A friend of mine justified the parental labor of some onerous activity designed mostly for the pleasure of children (i.e. traveling the length of the state to the shore, which requires packing a great deal of equipment and a high tolerance for in-transit sibling warfare): “we’re making memories.”
I tried to use this tactic with my husband, in attempt to lure him to the beach (which he experiences as a series of sensory impingements—the grit of the sand, the slime of the sunscreen, the beating of the sun on his perspiring brow). He immediately dismissed this notion without further explanation. “I don’t buy into that.” I make a mental note to ask him why not when I felt less invested in his response.
All this got me thinking…what will Sophia remember? How much does it matter that we do our best to fill our children’s days with joyful experiences? What kind of an impact does it have? Why do I bother?
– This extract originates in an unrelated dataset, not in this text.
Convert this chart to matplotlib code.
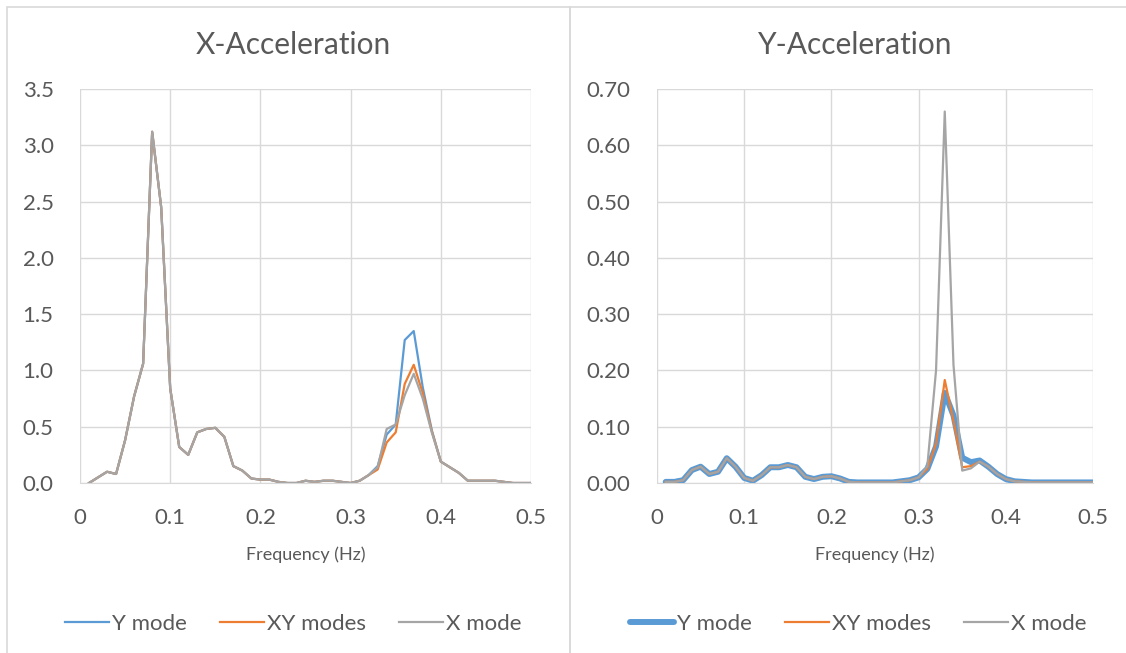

My own memories of childhood are spotty at best. I cannot remember the daily experience of having my mother at home when I was a young child. The odd bits of tape I have in my mind are ones fraught with emotion: the humiliation of noticing that my neighbor was watching me from a tree as I squatted next to my baby pool to pee; the fear I felt running up the street screaming for my mother after watching one of the neighborhood boys step into a bees nest and suffer 82 bee stings; the disappointment upon receiving my first kiss, planted on my lips by a wet-mouthed second-grader deep in the recesses of our spare-room closet. There are good memories, but they too have a deep emotional resonance: visits from my New York cousins who transformed our living room into an imaginary swamp full of alligators that nipped at our feet as we sought refuge on the cough; after years of lessons, suddenly finding myself able to swim in our manmade township lake, with no one around to help or bear witness to my moment of triumph; my father quietly waking me in the middle of the night and leading me out onto a cold Cape Cod beach to watch a meteor shower; we held hands as the sky sung with stars.
All of these memories were forged out of intensity, none were planted or planned.
In the calm of the morning, I asked Kevin, “What is it about the idea of ‘making memories’ that you were so opposed to the other day?” He explained that he wasn’t against going to the shore, per se, not if were going with the intent of having fun as a family. However, he was not interested in creating an experience for the sake of having a picture of it. He didn’t want the intent of forming a memory to trump being in the moment.
Made sense to me.
It is easy to confuse images with memory. There are some things I “remember” only because we have pictures. I am grateful for these pictures, for without them, I would make sweeping generalizations about an otherwise barren landscape. I would only understand those years through the lens of now. The knowledge of the past I possess in the present. But my childhood is not Sophia’s.
I want her to not need pictures. I want her to emerge from these years with the sense that she had a wonderful childhood, whether she remembers the specifics of the day-to-day, or not.
More than once, I have listened to an interview on the radio during which the person being interviewed said something like, “I had an idyllic childhood.” I felt envy creeping through me. This envy is my motivation.
Every day, I do my best, if not to create specific memories, then to create a context of joy. When it occurs to me, I pull out my camera and snap pictures that capture thin slices of this joy. But even if no record existed, I am hopeful that the feeling will be encoded in her brain, etched deep in her neurons. That she will be someone, someday who can toss off the words, “I had a lovely childhood.”
It may be that she won’t remember a damn thing. That she’ll have to dig through digital recordings of parades and playdates and parties to piece together her past. But perhaps she will take experiences from the relationships she enjoys now…with me, with Kevin, with our relatives, friends and neighbors and carry them forth to her relationships in the future. And she will be happy.